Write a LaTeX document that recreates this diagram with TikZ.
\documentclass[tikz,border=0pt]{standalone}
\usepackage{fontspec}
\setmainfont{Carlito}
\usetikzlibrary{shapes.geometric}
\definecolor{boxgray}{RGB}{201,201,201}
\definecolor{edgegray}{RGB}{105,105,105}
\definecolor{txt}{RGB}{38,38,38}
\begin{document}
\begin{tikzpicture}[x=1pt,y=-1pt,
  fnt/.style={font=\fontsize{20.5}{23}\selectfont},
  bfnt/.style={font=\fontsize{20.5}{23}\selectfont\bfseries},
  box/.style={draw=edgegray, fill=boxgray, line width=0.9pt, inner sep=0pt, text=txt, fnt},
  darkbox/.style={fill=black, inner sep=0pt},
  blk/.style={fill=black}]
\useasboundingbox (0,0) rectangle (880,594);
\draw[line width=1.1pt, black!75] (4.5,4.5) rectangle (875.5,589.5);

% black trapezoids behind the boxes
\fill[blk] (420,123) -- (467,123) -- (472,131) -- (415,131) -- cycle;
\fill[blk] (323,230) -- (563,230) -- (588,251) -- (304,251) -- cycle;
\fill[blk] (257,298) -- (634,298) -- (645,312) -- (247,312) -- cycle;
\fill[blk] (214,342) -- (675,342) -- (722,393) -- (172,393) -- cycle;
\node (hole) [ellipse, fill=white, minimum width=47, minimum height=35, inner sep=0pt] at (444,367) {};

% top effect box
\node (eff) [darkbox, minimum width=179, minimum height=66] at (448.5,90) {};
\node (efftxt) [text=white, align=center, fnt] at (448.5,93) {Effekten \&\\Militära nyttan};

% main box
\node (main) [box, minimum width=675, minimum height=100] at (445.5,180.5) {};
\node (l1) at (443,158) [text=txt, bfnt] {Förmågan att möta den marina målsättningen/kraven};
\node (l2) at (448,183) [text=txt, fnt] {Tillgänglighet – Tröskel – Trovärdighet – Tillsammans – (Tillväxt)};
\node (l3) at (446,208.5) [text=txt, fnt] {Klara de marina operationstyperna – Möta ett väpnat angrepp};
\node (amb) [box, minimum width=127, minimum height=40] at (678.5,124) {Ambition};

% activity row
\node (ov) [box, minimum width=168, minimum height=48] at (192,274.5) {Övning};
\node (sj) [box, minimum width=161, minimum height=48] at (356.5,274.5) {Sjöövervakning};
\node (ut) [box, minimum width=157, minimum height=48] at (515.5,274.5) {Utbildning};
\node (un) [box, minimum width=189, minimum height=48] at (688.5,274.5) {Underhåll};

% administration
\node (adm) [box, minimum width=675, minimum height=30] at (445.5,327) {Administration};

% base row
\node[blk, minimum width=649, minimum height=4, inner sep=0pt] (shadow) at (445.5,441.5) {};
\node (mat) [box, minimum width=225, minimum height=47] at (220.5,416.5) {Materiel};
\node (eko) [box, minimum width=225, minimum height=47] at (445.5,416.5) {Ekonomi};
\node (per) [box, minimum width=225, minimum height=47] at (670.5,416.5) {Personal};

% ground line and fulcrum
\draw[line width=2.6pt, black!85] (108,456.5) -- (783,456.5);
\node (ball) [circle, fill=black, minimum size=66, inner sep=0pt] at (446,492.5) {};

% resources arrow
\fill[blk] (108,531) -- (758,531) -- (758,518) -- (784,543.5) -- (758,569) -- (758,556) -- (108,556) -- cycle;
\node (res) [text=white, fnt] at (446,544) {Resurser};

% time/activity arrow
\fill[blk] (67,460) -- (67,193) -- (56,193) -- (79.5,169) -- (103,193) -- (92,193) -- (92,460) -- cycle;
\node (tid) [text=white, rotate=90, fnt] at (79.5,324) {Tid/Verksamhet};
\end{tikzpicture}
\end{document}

####

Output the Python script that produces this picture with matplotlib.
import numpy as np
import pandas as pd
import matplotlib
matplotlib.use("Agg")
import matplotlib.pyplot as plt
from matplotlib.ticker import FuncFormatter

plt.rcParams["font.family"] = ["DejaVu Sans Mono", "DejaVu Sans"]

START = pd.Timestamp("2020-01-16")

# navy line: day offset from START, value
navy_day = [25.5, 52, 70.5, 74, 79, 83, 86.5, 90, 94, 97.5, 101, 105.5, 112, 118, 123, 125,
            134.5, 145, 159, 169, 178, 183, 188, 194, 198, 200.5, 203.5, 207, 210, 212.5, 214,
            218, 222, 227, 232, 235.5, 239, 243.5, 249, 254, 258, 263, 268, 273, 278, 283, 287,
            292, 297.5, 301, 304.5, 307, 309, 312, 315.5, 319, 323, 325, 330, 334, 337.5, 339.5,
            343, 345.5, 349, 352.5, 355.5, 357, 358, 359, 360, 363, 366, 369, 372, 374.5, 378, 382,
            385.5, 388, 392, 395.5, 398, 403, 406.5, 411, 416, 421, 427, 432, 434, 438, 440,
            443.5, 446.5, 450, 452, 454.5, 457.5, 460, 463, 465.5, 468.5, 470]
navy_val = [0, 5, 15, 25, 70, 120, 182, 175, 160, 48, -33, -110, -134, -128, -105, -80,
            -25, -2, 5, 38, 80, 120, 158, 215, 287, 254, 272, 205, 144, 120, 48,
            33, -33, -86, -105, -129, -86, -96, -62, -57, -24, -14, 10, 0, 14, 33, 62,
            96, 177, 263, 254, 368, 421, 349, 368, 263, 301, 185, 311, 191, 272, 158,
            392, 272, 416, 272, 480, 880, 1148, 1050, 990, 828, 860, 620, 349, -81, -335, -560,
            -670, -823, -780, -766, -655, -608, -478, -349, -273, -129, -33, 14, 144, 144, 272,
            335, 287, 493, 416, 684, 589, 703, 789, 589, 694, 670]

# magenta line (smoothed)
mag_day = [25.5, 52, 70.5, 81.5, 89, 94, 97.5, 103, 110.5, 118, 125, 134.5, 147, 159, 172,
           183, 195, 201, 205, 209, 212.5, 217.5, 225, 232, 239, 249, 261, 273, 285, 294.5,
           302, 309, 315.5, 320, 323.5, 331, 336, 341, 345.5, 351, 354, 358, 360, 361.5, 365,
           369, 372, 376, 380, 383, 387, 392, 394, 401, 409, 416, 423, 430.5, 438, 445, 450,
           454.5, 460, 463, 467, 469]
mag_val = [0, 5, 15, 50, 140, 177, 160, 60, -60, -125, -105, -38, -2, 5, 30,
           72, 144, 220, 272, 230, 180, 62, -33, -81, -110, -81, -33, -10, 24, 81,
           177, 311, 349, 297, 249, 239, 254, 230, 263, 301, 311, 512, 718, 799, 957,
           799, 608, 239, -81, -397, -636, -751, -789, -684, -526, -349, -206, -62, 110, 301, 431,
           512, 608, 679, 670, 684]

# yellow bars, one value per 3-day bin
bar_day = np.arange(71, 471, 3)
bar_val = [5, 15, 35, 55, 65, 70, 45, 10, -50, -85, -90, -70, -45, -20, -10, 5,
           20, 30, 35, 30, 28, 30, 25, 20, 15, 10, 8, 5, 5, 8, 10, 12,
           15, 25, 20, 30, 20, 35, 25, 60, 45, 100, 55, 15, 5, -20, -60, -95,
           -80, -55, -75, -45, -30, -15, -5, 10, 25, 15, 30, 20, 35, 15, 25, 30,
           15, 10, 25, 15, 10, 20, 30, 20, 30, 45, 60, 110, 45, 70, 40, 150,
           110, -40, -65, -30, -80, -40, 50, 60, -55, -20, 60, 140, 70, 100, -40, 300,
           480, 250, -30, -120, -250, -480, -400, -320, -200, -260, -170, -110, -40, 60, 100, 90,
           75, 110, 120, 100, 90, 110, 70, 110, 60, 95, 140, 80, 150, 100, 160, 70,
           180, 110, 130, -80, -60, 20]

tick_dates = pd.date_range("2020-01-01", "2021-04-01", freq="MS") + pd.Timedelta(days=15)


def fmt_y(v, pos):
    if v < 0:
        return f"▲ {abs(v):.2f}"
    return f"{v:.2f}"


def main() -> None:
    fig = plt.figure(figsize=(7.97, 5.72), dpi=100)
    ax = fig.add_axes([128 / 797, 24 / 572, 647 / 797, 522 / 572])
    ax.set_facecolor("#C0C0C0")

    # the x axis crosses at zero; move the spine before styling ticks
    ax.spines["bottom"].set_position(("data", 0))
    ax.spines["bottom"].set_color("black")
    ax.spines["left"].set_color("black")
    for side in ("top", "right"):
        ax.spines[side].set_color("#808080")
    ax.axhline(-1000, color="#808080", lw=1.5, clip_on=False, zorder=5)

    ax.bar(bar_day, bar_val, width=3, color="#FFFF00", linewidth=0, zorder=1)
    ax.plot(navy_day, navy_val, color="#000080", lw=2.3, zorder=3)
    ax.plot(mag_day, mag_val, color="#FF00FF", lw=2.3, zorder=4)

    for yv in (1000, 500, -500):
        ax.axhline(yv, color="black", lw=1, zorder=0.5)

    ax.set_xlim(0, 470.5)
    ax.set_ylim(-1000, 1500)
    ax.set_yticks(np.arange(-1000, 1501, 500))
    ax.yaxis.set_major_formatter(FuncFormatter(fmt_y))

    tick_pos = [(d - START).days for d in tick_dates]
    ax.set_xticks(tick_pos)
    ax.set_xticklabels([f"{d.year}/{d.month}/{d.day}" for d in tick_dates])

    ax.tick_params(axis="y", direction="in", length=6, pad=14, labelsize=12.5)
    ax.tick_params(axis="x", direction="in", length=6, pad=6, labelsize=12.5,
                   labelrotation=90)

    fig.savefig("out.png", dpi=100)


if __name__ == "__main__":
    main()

####

EXERCISE DIRECTIONS
Say how many lines in the records hold the string "with", and say nothing else.

OUTPUT BELOW
2